Yesterday, a Bill was presented to the Legislative Assembly for debate: an amendment to the Equal Opportunity Act, making it unlawful for religious organisations to not employ persons on account of them holding to different religious views to those believed by the organisation.

Mr Andrews has said, “Religious bodies or schools will be required to demonstrate a necessary connection between their religious beliefs and the requirements of a specific role.”

Should the State force Churches and religious organisations to employ persons who don’t subscribe to their values and vision? Of course not, but then again, Henry VIII shouldn’t have pronounced himself the head of the English Church and Julius Caesar probably shouldn’t stuck his nose into Gaul, but they did.

Schools, Churches, Synagogues, Temples, and hundreds of organisations, will be required to pass a test, demonstrating to the Government that advertised positions inherently require an employee to affirm the beliefs and practices of that institution. The tribunal will then have authority to decide what is religious and what is not, and which roles require a person to hold to the beliefs of the organisation and not; a pontifex maximus for Victoria!

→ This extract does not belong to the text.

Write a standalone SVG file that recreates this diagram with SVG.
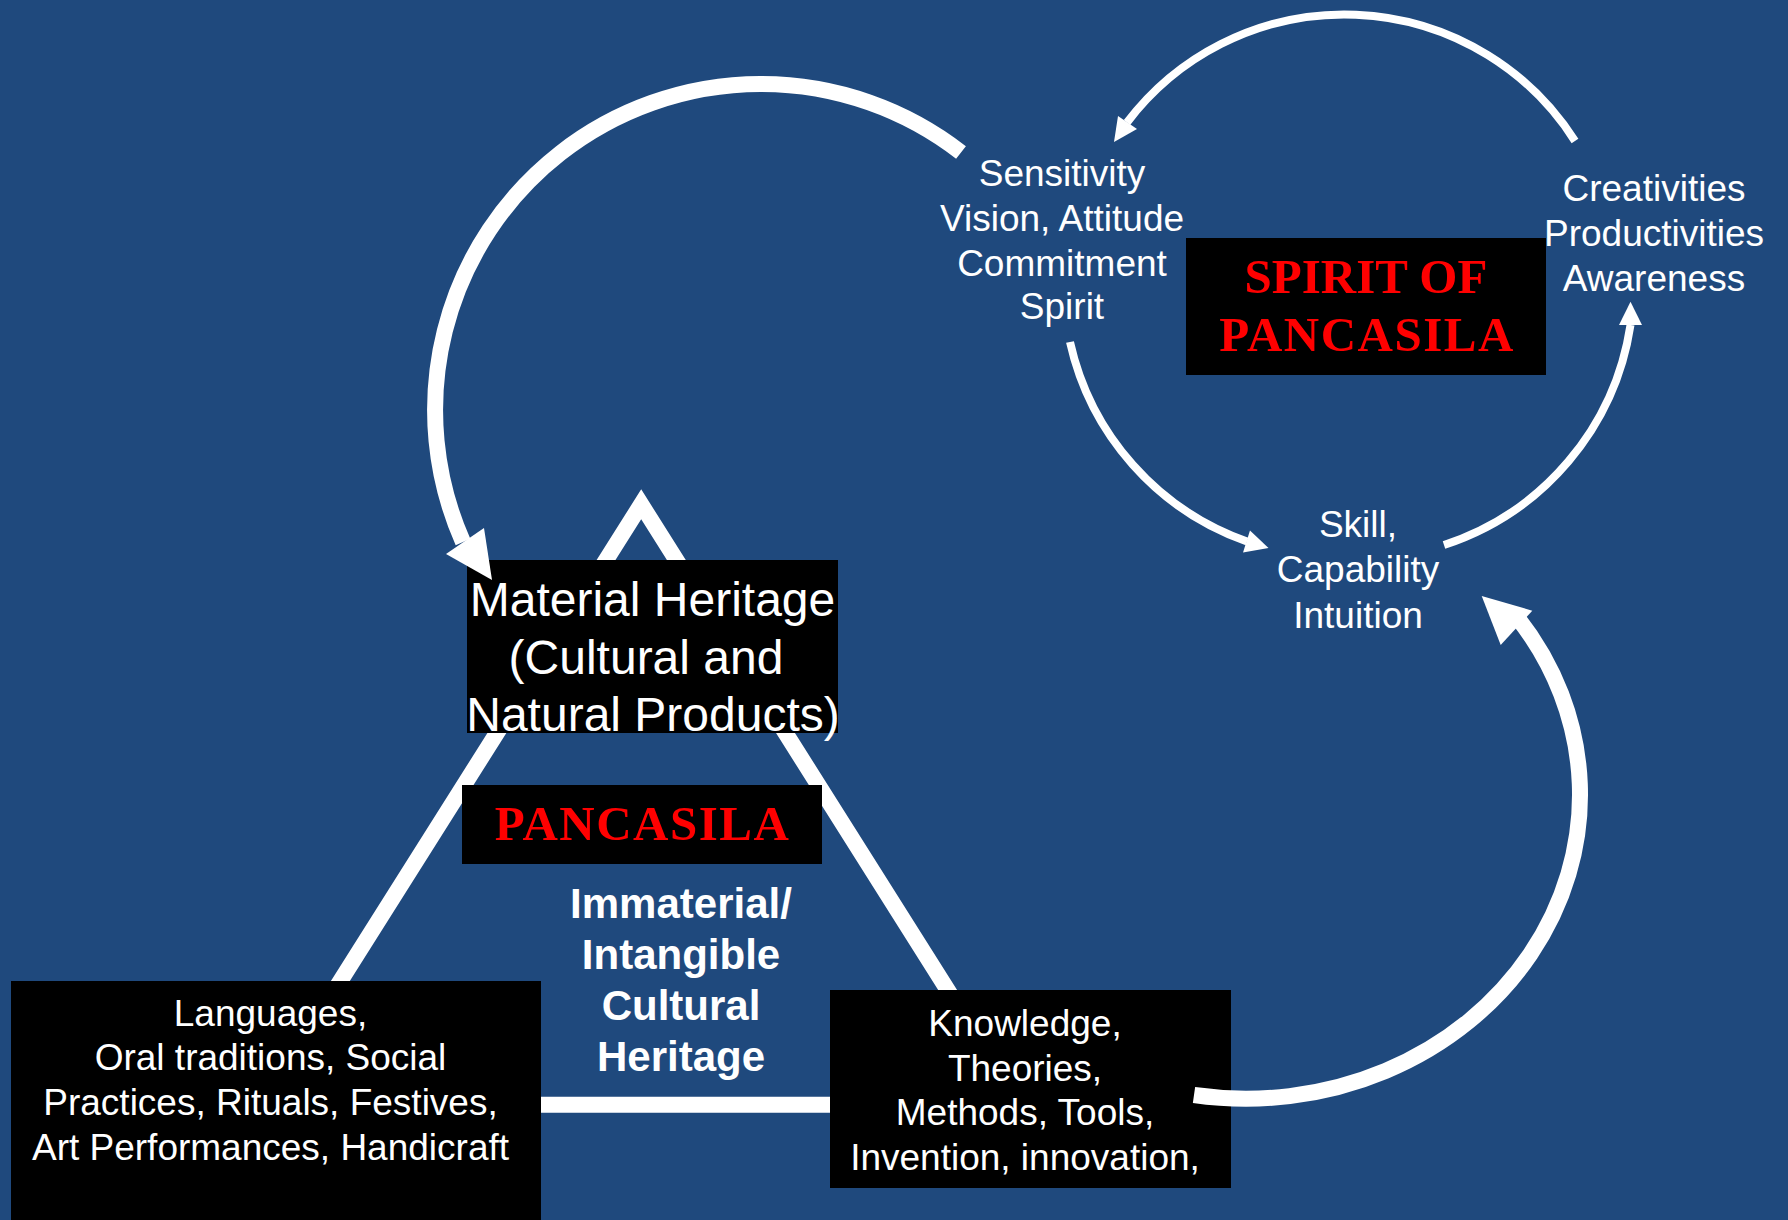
<svg xmlns="http://www.w3.org/2000/svg" width="1788" height="1220" viewBox="0 0 1788 1220">
<style>
.box{fill:#000}
.t{font-family:"Liberation Sans",Arial,sans-serif;fill:#fff;text-anchor:middle}
.s37{font-size:37px}
.s48{font-size:48px}
.bold{font-weight:bold;font-size:42px}
.red{font-family:"Liberation Serif","Times New Roman",serif;font-weight:bold;fill:#f00;font-size:49px;text-anchor:middle}
.wide{letter-spacing:1.5px}
.big{fill:none;stroke:#fff;stroke-width:16}
.thin{fill:none;stroke:#fff;stroke-width:8}
.head{fill:#fff}
.tri{fill:none;stroke:#fff;stroke-width:16;stroke-linejoin:miter;stroke-miterlimit:10}
</style>
<rect x="0" y="0" width="1788" height="1220" fill="#1f497d"/>
<g id="triangle">
<polygon class="tri" points="641.2,504.3 1020,1104.7 262.3,1104.7"/>
</g>
<g id="material">
<rect class="box" x="467" y="560" width="371" height="173"/>
<text class="t s48" x="652.5" y="616">Material Heritage</text>
<text class="t s48" x="646" y="674">(Cultural and</text>
<text class="t s48" x="653" y="731">Natural Products)</text>
</g>
<g id="pancasila">
<rect class="box" x="462" y="785" width="360" height="79"/>
<text class="red wide" x="642.5" y="840">PANCASILA</text>
</g>
<g id="immaterial">
<text class="t bold" x="681" y="918">Immaterial/</text>
<text class="t bold" x="681" y="969">Intangible</text>
<text class="t bold" x="681" y="1020">Cultural</text>
<text class="t bold" x="681" y="1071">Heritage</text>
</g>
<g id="languages">
<rect class="box" x="11" y="981" width="530" height="239"/>
<text class="t s37" x="270.5" y="1026">Languages,</text>
<text class="t s37" x="270.5" y="1070">Oral traditions, Social</text>
<text class="t s37" x="270.5" y="1115">Practices, Rituals, Festives,</text>
<text class="t s37" x="270.5" y="1160">Art Performances, Handicraft</text>
</g>
<g id="knowledge">
<rect class="box" x="830" y="990" width="401" height="198"/>
<text class="t s37" x="1025" y="1035.5">Knowledge,</text>
<text class="t s37" x="1025" y="1080.5">Theories,</text>
<text class="t s37" x="1025" y="1125">Methods, Tools,</text>
<text class="t s37" x="1025" y="1170">Invention, innovation,</text>
</g>
<g id="sensitivity">
<text class="t s37" x="1062" y="186">Sensitivity</text>
<text class="t s37" x="1062" y="231">Vision, Attitude</text>
<text class="t s37" x="1062" y="276">Commitment</text>
<text class="t s37" x="1062" y="319">Spirit</text>
</g>
<g id="spirit">
<rect class="box" x="1186" y="238" width="360" height="137"/>
<text class="red" x="1366" y="292.5">SPIRIT OF</text>
<text class="red wide" x="1367" y="350.5">PANCASILA</text>
</g>
<g id="creativities">
<text class="t s37" x="1654" y="201">Creativities</text>
<text class="t s37" x="1654" y="246">Productivities</text>
<text class="t s37" x="1654" y="291">Awareness</text>
</g>
<g id="skill">
<text class="t s37" x="1358" y="536.5">Skill,</text>
<text class="t s37" x="1358" y="581.5">Capability</text>
<text class="t s37" x="1358" y="627.5">Intuition</text>
</g>
<g id="connectors">
<path class="big" d="M 961 152.5 A 326 326 0 0 0 463 542"/>
<polygon class="head" points="492,580 446,554 484,528"/>
<path class="big" d="M 1194 1095 A 334 304 0 0 0 1517 617"/>
<polygon class="head" points="1481.7,596 1532.3,610.7 1500.7,645"/>
<path class="thin" d="M 1575 141 A 273 273 0 0 0 1127 122.5"/>
<polygon class="head" points="1114,142 1118,116 1137,129"/>
<path class="thin" d="M 1070 342 A 275 275 0 0 0 1247 541.5"/>
<polygon class="head" points="1268.5,548 1250,530.5 1243,552.5"/>
<path class="thin" d="M 1444 545 A 275 275 0 0 0 1630.5 325"/>
<polygon class="head" points="1630.5,301.7 1619,325 1642,325"/>
</g>
</svg>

Soon there will be all manner of religious organisations lining up outside a brick Government building, waiting to prove that their employees ought to be on the same page as their school or charity.

Yes, I know, all this sounds like one crazy dream built on an evening of Roquefort and Sauternes, or perhaps the plot line for a whacky comedy. But no, this is real and it is serious.

Victorians who conform to Labor’s strict interpretation of religion and sexuality have nothing to fear, but for 100,000s of Victorians who send their children to religious schools, attend churches, and who support religious organisations, there is genuine reason for concern.

The Bill will be voted on this afternoon (15/9) and is guaranteed to pass the Lower House, given that the Government has the numbers. The final outcome will then depend on the Legislative Council. Common sense ought to prevail, but then common sense would have ensured this Bill had never left cabinet room.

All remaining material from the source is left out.